The next step was to rig up a setup for grinding the teeth. It had to be a one that I'd be comfortable sitting at. My rationale was that the more comfortable I was while sharpening the blade, the less tiring it would be, and I would end up doing a more consistent job of it.

The wide piece of wood towards the center has a slot cut in it that the blade sits in. The smaller piece on the right also has a slot in it to guide the blade. With this setup, I can just slide the blade along to get at more teeth. The piece of wood at an angle on the right is another guide that helps to line up the blade as I pull it to the left.

I pulled up a chair to the workbench to do the sharpening.
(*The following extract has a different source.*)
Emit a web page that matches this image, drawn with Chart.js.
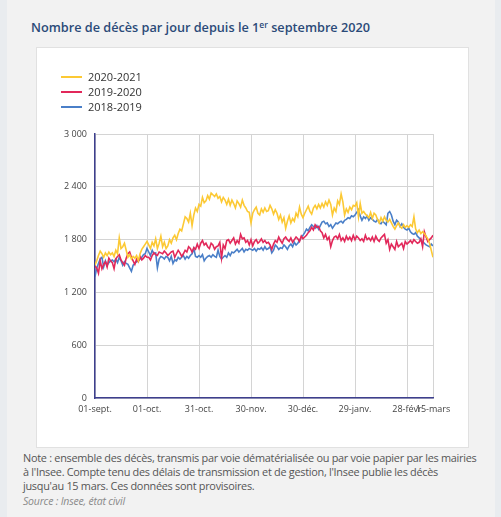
<!DOCTYPE html>
<html lang="fr">
<head>
<meta charset="utf-8">
<script src="https://cdn.jsdelivr.net/npm/chart.js@4/dist/chart.umd.min.js"></script>
<style>
  html, body { margin: 0; padding: 0; }
  body {
    width: 501px; height: 517px; overflow: hidden; position: relative;
    background: #f2f2f2; font-family: "Open Sans", sans-serif;
  }
  .strip-l { position: absolute; left: 0; top: 0; width: 7px; height: 517px; background: #e9ecef; }
  .strip-r { position: absolute; right: 0; top: 0; width: 6px; height: 517px; background: #e9ecef; }
  h1 {
    position: absolute; left: 31px; top: 18px; margin: 0;
    font-size: 12.7px; font-weight: 600; color: #2b4a78; white-space: nowrap;
  }
  h1 sup { font-size: 8.5px; vertical-align: 4px; line-height: 0; }
  .card {
    position: absolute; left: 36px; top: 47px; width: 431px; height: 399px;
    background: #fff; border: 1px solid #e1e1e1;
  }
  #chart { position: absolute; left: 0; top: 0; }
  #legend { position: absolute; left: 24px; top: 21px; font-size: 11px; color: #333; }
  #legend div { height: 15px; line-height: 15px; white-space: nowrap; }
  #legend span.sw { display: inline-block; width: 21px; height: 2px; vertical-align: middle; margin-right: 6px; position: relative; top: -1px; }
  .note {
    position: absolute; left: 23px; top: 451px; margin: 0; white-space: nowrap;
    font-size: 10.9px; line-height: 14px; color: #555; letter-spacing: -0.28px;
  }
  .source {
    position: absolute; left: 23px; top: 494px; margin: 0;
    font-size: 10.5px; font-style: italic; color: #8a8a8a; letter-spacing: -0.2px;
  }
</style>
</head>
<body>
<div class="strip-l"></div>
<div class="strip-r"></div>
<h1>Nombre de décès par jour depuis le 1<sup>er</sup> septembre 2020</h1>
<div class="card">
  <canvas id="chart" width="431" height="399"></canvas>
  <div id="legend"></div>
</div>
<p class="note">Note : ensemble des décès, transmis par voie dématérialisée ou par voie papier par les mairies<br>à l'Insee. Compte tenu des délais de transmission et de gestion, l'Insee publie les décès<br>jusqu'au 15 mars. Ces données sont provisoires.</p>
<p class="source">Source : Insee, état civil</p>

<script>
// Days since 1 September (0 = 01-sept., 195 = 15-mars)
const tickDays = [0, 30, 60, 90, 120, 150, 180, 195];
const tickLabels = ['01-sept.', '01-oct.', '31-oct.', '30-nov.', '30-déc.', '29-janv.', '28-févr', '15-mars'];

const seriesNames = ['2020-2021', '2019-2020', '2018-2019'];
const seriesColors = ['#fcc934', '#e2285a', '#4a7fc8'];

// Daily deaths
const deaths2020 = [
  1510, 1560, 1620, 1670, 1640, 1600, 1650, 1620, 1660, 1630,
  1650, 1610, 1680, 1640, 1820, 1700, 1720, 1760, 1680, 1600,
  1630, 1580, 1610, 1590, 1620, 1560, 1640, 1690, 1720, 1750,
  1780, 1740, 1700, 1770, 1730, 1810, 1700, 1760, 1840, 1720,
  1770, 1700, 1730, 1800, 1760, 1820, 1850, 1800, 1870, 1920,
  1900, 1980, 2060, 2040, 2000, 2100, 1960, 2080, 2160, 2120,
  2200, 2180, 2280, 2220, 2240, 2300, 2260, 2330, 2310, 2290,
  2320, 2270, 2290, 2230, 2280, 2250, 2200, 2260, 2190, 2250,
  2210, 2160, 2240, 2210, 2170, 2250, 2190, 2160, 2120, 2110,
  1990, 2100, 2140, 2170, 2100, 2080, 2150, 2110, 2160, 2120,
  2130, 2190, 2150, 2090, 2140, 2100, 2030, 2080, 2000, 2050,
  1930, 2010, 2070, 1990, 2040, 2010, 2100, 2060, 2170, 2090,
  2050, 2100, 2140, 2180, 2120, 2090, 2160, 2190, 2150, 2200,
  2160, 2210, 2170, 2230, 2190, 2250, 2200, 2080, 2160, 2120,
  2240, 2200, 2320, 2230, 2080, 2150, 2110, 2170, 2140, 2190,
  2180, 2220, 2060, 2210, 2100, 2120, 2090, 2070, 2050, 2110,
  2040, 2100, 2080, 2030, 1990, 2050, 2010, 2060, 2020, 2000,
  2030, 1990, 1950, 1920, 1960, 1990, 1950, 1930, 1970, 1940,
  1960, 1940, 1970, 1950, 2060, 1920, 1880, 1910, 1870, 1890,
  1870, 1840, 1810, 1760, 1680, 1600
];
const deaths2019 = [
  1500, 1480, 1420, 1560, 1470, 1520, 1550, 1490, 1590, 1560,
  1540, 1470, 1580, 1610, 1630, 1570, 1540, 1510, 1590, 1640,
  1660, 1600, 1560, 1520, 1580, 1550, 1610, 1570, 1590, 1620,
  1600, 1600, 1570, 1620, 1650, 1630, 1620, 1660, 1650, 1640,
  1670, 1650, 1620, 1640, 1660, 1670, 1600, 1640, 1680, 1650,
  1610, 1640, 1680, 1660, 1720, 1700, 1660, 1710, 1690, 1750,
  1700, 1760, 1790, 1740, 1760, 1720, 1700, 1760, 1740, 1690,
  1720, 1730, 1770, 1590, 1740, 1700, 1790, 1800, 1760, 1790,
  1820, 1750, 1790, 1760, 1860, 1810, 1820, 1770, 1790, 1740,
  1800, 1730, 1780, 1800, 1760, 1780, 1810, 1770, 1790, 1760,
  1770, 1740, 1690, 1750, 1790, 1770, 1830, 1790, 1760, 1810,
  1830, 1800, 1780, 1820, 1770, 1800, 1830, 1810, 1780, 1840,
  1810, 1830, 1850, 1880, 1900, 1940, 1910, 1970, 1940, 1950,
  1900, 1880, 1820, 1860, 1800, 1830, 1720, 1790, 1830, 1840,
  1810, 1860, 1790, 1820, 1780, 1840, 1800, 1830, 1790, 1850,
  1800, 1840, 1820, 1790, 1810, 1780, 1850, 1800, 1820, 1790,
  1830, 1780, 1840, 1800, 1780, 1820, 1840, 1860, 1760, 1800,
  1690, 1750, 1720, 1690, 1780, 1720, 1740, 1760, 1700, 1780,
  1750, 1770, 1790, 1760, 1800, 1780, 1760, 1770, 1810, 1720,
  1890, 1830, 1780, 1800, 1820, 1850
];
const deaths2018 = [
  1380, 1480, 1530, 1580, 1600, 1490, 1560, 1510, 1540, 1560,
  1570, 1550, 1580, 1540, 1600, 1560, 1510, 1550, 1530, 1520,
  1480, 1440, 1510, 1530, 1550, 1560, 1580, 1600, 1630, 1640,
  1700, 1660, 1620, 1680, 1640, 1650, 1480, 1580, 1610, 1600,
  1580, 1610, 1600, 1560, 1610, 1530, 1570, 1560, 1600, 1580,
  1600, 1620, 1580, 1610, 1590, 1620, 1640, 1700, 1610, 1600,
  1620, 1600, 1630, 1560, 1590, 1610, 1620, 1600, 1630, 1610,
  1600, 1680, 1610, 1580, 1600, 1620, 1600, 1650, 1620, 1660,
  1650, 1670, 1690, 1660, 1680, 1700, 1660, 1690, 1680, 1700,
  1690, 1680, 1700, 1670, 1700, 1690, 1710, 1680, 1720, 1690,
  1700, 1720, 1650, 1680, 1740, 1720, 1690, 1710, 1700, 1740,
  1720, 1690, 1730, 1750, 1720, 1770, 1740, 1760, 1790, 1830,
  1850, 1880, 1920, 1900, 1940, 1970, 1950, 1930, 1960, 1920,
  1960, 2000, 2010, 1980, 1990, 1950, 1970, 1930, 1960, 1990,
  1980, 2000, 2010, 1990, 2020, 2030, 2050, 2040, 2070, 2060,
  2080, 2110, 2140, 2070, 2020, 2060, 2040, 2070, 2020, 2050,
  2030, 2010, 2000, 2030, 1990, 1980, 2010, 1990, 1970, 2100,
  2120, 2080, 2010, 1970, 2020, 2000, 1950, 1980, 1940, 1920,
  1910, 1930, 1890, 1870, 1860, 1880, 1840, 1820, 1800, 1780,
  1760, 1740, 1730, 1720, 1750, 1730
];

const allSeries = [deaths2020, deaths2019, deaths2018];

const datasets = allSeries.map((values, i) => ({
    label: seriesNames[i],
    data: values.map((v, day) => ({ x: day, y: v })),
    borderColor: seriesColors[i],
    backgroundColor: seriesColors[i],
    borderWidth: 1.6,
    pointRadius: 0,
    tension: 0,
    fill: false
}));

const axisColor = '#3d3f8e';
const gridColor = '#d4d4d4';

const chart = new Chart(document.getElementById('chart'), {
    type: 'line',
    data: { datasets: datasets },
    options: {
        responsive: false,
        animation: false,
        layout: { padding: { top: 86, right: 35, bottom: 26, left: 0 } },
        plugins: {
            legend: { display: false },
            tooltip: { enabled: false }
        },
        scales: {
            x: {
                type: 'linear',
                min: 0,
                max: 195,
                afterBuildTicks: (scale) => {
                    scale.ticks = tickDays.map(d => ({ value: d }));
                },
                ticks: {
                    autoSkip: false,
                    maxRotation: 0,
                    padding: 6,
                    color: '#444',
                    font: { family: 'Open Sans', size: 9 },
                    callback: (value) => tickLabels[tickDays.indexOf(value)]
                },
                grid: { color: gridColor, tickLength: 0 },
                border: { color: axisColor, width: 1.5 }
            },
            y: {
                min: 0,
                max: 3000,
                afterFit: (scale) => { scale.width = 58; },
                ticks: {
                    stepSize: 600,
                    padding: 8,
                    color: '#444',
                    font: { family: 'Open Sans', size: 9 },
                    callback: (value) => value.toLocaleString('fr-FR').replace(/\s/g, ' ')
                },
                grid: { color: gridColor, tickLength: 0 },
                border: { color: axisColor, width: 1.5 }
            }
        }
    }
});

// Vertical legend, built from the chart's datasets
const legendBox = document.getElementById('legend');
chart.data.datasets.forEach(ds => {
    const row = document.createElement('div');
    row.innerHTML = `<span class="sw" style="background:${ds.borderColor}"></span>${ds.label}`;
    legendBox.appendChild(row);
});
</script>
</body>
</html>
My 6 tooth per inch blade has over 550 teeth on it, so that's a lot of teeth to sharpen. But it was manageable.

For resaw blades with fewer teeth, resharpening makes much more sense. For really fine blades though, hand resharpening may not be a worthwhile activity.
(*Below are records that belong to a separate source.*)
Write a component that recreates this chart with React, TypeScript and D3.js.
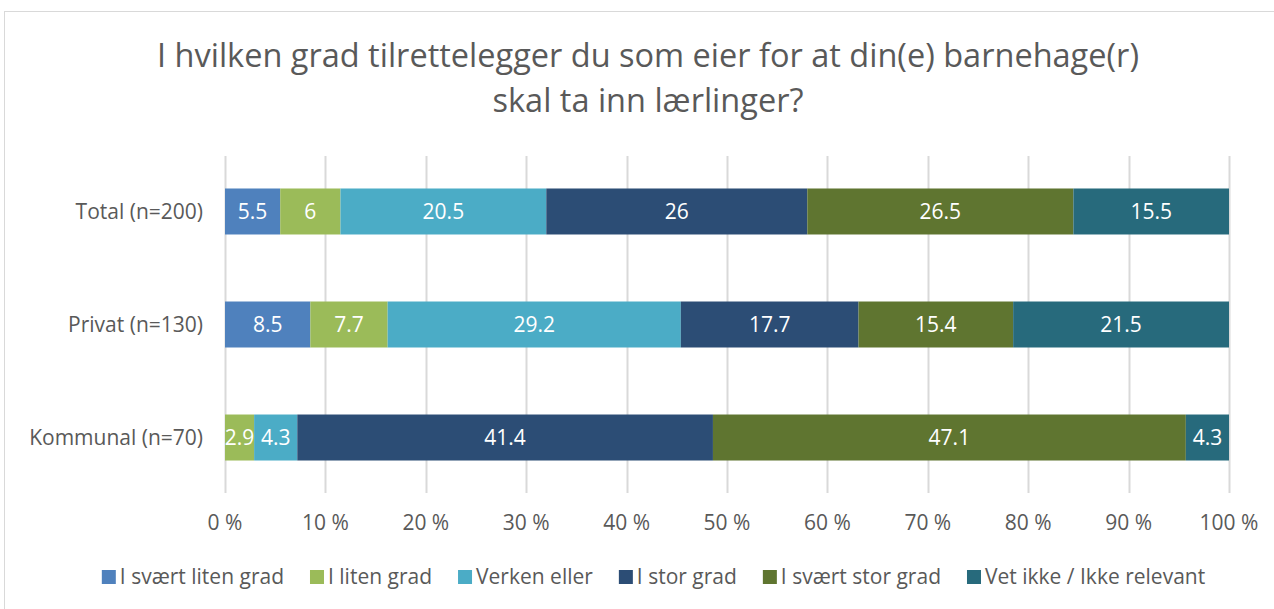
import React, { useEffect, useRef } from "react";
import * as d3 from "d3";

const WIDTH = 1274;
const HEIGHT = 609;
const MARGIN = { top: 156, left: 225, right: 45, bottom: 116 };
const FONT = "'Open Sans', sans-serif";

const titleLines = [
  "I hvilken grad tilrettelegger du som eier for at din(e) barnehage(r)",
  "skal ta inn lærlinger?"
];
const categories = ["Total (n=200)", "Privat (n=130)", "Kommunal (n=70)"];
const seriesNames = [
  "I svært liten grad",
  "I liten grad",
  "Verken eller",
  "I stor grad",
  "I svært stor grad",
  "Vet ikke / Ikke relevant"
];
const seriesColors = ["#4f81bd", "#9bbb59", "#4bacc6", "#2c4d75", "#5f7530", "#276a7c"];
const totalValues = [5.5, 6, 20.5, 26, 26.5, 15.5];
const privatValues = [8.5, 7.7, 29.2, 17.7, 15.4, 21.5];
const kommunalValues = [0, 2.9, 4.3, 41.4, 47.1, 4.3];
const tickValues = [0, 10, 20, 30, 40, 50, 60, 70, 80, 90, 100];

export default function App() {
  const ref = useRef<SVGSVGElement>(null);

  useEffect(() => {
    const svg = d3.select(ref.current);
    svg.selectAll("*").remove();

    const rows = [totalValues, privatValues, kommunalValues];

    const x = d3
      .scaleLinear()
      .domain([0, 100])
      .range([MARGIN.left, WIDTH - MARGIN.right]);
    const y = d3
      .scaleBand()
      .domain(categories)
      .range([MARGIN.top, HEIGHT - MARGIN.bottom])
      .paddingInner(0.593)
      .paddingOuter(0.2875);

    // frame
    svg
      .append("rect")
      .attr("x", 4.5)
      .attr("y", 11.5)
      .attr("width", WIDTH + 20)
      .attr("height", HEIGHT + 20)
      .attr("fill", "#fff")
      .attr("stroke", "#d9d9d9");

    // title
    svg
      .append("text")
      .attr("text-anchor", "middle")
      .attr("font-family", FONT)
      .attr("font-size", 32.5)
      .attr("fill", "#595959")
      .selectAll("tspan")
      .data(titleLines)
      .join("tspan")
      .attr("x", 648)
      .attr("y", (d, i) => 67 + i * 45)
      .text(d => d);

    // grid
    svg
      .append("g")
      .selectAll("line")
      .data(tickValues)
      .join("line")
      .attr("x1", d => Math.round(x(d)) + 0.5)
      .attr("x2", d => Math.round(x(d)) + 0.5)
      .attr("y1", MARGIN.top)
      .attr("y2", HEIGHT - MARGIN.bottom)
      .attr("stroke", "#d9d9d9")
      .attr("stroke-width", 2);

    // tick labels
    svg
      .append("g")
      .selectAll("text")
      .data(tickValues)
      .join("text")
      .attr("x", d => x(d))
      .attr("y", 530)
      .attr("text-anchor", "middle")
      .attr("font-family", FONT)
      .attr("font-size", 21)
      .attr("fill", "#595959")
      .text(d => `${d} %`);

    // category labels
    svg
      .append("g")
      .selectAll("text")
      .data(categories)
      .join("text")
      .attr("x", MARGIN.left - 22)
      .attr("y", d => (y(d) as number) + y.bandwidth() / 2)
      .attr("dy", "0.35em")
      .attr("text-anchor", "end")
      .attr("font-family", FONT)
      .attr("font-size", 21)
      .attr("fill", "#595959")
      .text(d => d);

    // bars
    categories.forEach((cat, ci) => {
      const vals = rows[ci];
      const starts = vals.map((_, i) => d3.sum(vals.slice(0, i)));
      const segs = vals.map((v, i) => ({ v, i, s: starts[i] })).filter(d => d.v > 0);
      const g = svg.append("g");
      g.selectAll("rect")
        .data(segs)
        .join("rect")
        .attr("x", d => x(d.s))
        .attr("width", d => x(d.s + d.v) - x(d.s))
        .attr("y", y(cat) as number)
        .attr("height", y.bandwidth())
        .attr("fill", d => seriesColors[d.i]);
      g.selectAll("text")
        .data(segs)
        .join("text")
        .attr("x", d => x(d.s + d.v / 2))
        .attr("y", (y(cat) as number) + y.bandwidth() / 2)
        .attr("dy", "0.35em")
        .attr("text-anchor", "middle")
        .attr("font-family", FONT)
        .attr("font-size", 21)
        .attr("fill", "#fff")
        .text(d => String(d.v));
    });

    // legend
    const legend = svg.append("g").attr("font-family", FONT).attr("font-size", 21);
    const GAP = 26;
    let cursor = 0;
    seriesNames.forEach((name, i) => {
      const item = legend.append("g");
      item
        .append("rect")
        .attr("x", 0)
        .attr("y", -7)
        .attr("width", 14)
        .attr("height", 14)
        .attr("fill", seriesColors[i]);
      const t = item
        .append("text")
        .attr("x", 18)
        .attr("dy", "0.35em")
        .attr("fill", "#595959")
        .text(name);
      const w = 18 + (t.node() as SVGTextElement).getComputedTextLength();
      item.attr("transform", `translate(${cursor},0)`);
      cursor += w + GAP;
    });
    const total = cursor - GAP;
    legend.attr("transform", `translate(${653.5 - total / 2},577)`);
  }, []);

  return (
    <div style={{ position: "absolute", left: 0, top: 0 }}>
      <svg ref={ref} width={WIDTH} height={HEIGHT} />
    </div>
  );
}
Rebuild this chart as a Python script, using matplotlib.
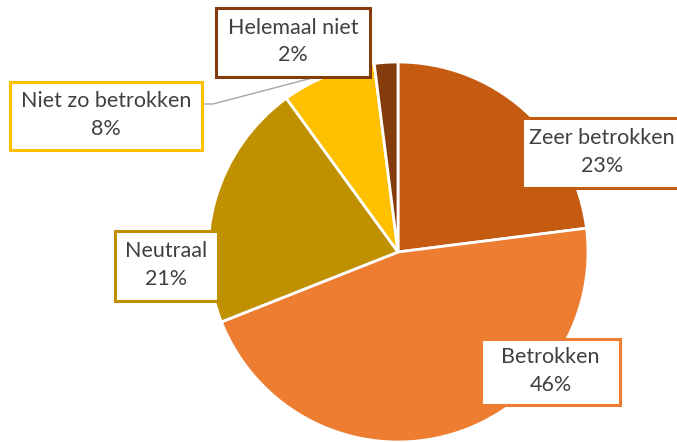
import matplotlib.pyplot as plt
from matplotlib.patches import Rectangle

labels = ['Zeer betrokken', 'Betrokken', 'Neutraal', 'Niet zo betrokken', 'Helemaal niet']
values = [23, 46, 21, 8, 2]
colors = ['#C55A11', '#ED7D31', '#BF9000', '#FFC000', '#843C0C']

# label boxes in pixels from bottom-left: (x0, y0, x1, y1)
label_boxes = [(522, 254, 700, 324), (481, 37, 620, 103), (115, 141, 218, 211),
               (10, 292, 202, 360), (216, 365, 370, 434)]

plt.rcParams['font.family'] = ['Lato', 'DejaVu Sans']

fig = plt.figure(figsize=(6.77, 4.42), dpi=100)
ax = fig.add_axes([0, 0, 1, 1])

ax.pie(values, colors=colors, startangle=90, counterclock=False,
       center=(398, 190), radius=190,
       wedgeprops=dict(edgecolor='white', linewidth=2))

# pie() resets the limits, so set them afterwards
ax.set_xlim(0, 677)
ax.set_ylim(0, 442)
ax.set_aspect('equal')
ax.set_axis_off()

# leader line for the small slice label
ax.plot([202, 213, 316], [338, 338, 365], color='#A6A6A6', lw=1, zorder=1)

for lab, v, c, (x0, y0, x1, y1) in zip(labels, values, colors, label_boxes):
    ax.add_patch(Rectangle((x0, y0), x1 - x0, y1 - y0, fc='white', ec=c,
                           lw=2.2, zorder=4, clip_on=False))
    xc = (x0 + 682) / 2 if x1 > 677 else (x0 + x1) / 2
    ax.text(xc, (y0 + y1) / 2 + 1, '%s\n%d%%' % (lab, v), ha='center', va='center',
            fontsize=15.5, color='#404040', linespacing=1.45, zorder=5)

fig.savefig('out.png', dpi=100)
To sharpen the teeth, I just briefly touched the cut-off disk of the Dremel tooth to the top of the tooth. The Dremel tool is held at a slight angle so that the top of the cut has a slight bevel with respect to the direction of the blade's travel. Having previously flattened the tops of the teeth with a stone, all I need to do now is add a slight bevel to the top.

Once I got a routine going, I was able to sharpen more than one tooth per second, so that sharpening all the teeth on my blade took less than 10 minutes. With that sort of time to sharpen a blade, it takes more time to go to the store and buy a new one. So the "life is too short to sharpen your own bandsaw blades" statement becomes difficult to rationalize.

Here's what the sharpened teeth look like. I made no attempts at grinding the valleys between the teeth.

I figure this procedure is good for only a few sharpenings before the blade needs replacing. With each sharpening, the teeth get a tiny bit shorter. To get a lot of sharpenings out of a blade would require deepening the valleys between the teeth. But once you do that, you also need to worry about the set of the teeth.

Alternate teeth have a light left or right bend to them so that the cut that the blade makes is a bit wider than the blade itself. You can just see the left and right bend from looking straight on at the blade in the close-up photo at left.

With the cut slightly wider than the blade, the blade itself has a bit of room in the slot it cuts. This allows it to run freely without binding. It also gives the blade a little bit of slack so that it's possible to make curved cuts.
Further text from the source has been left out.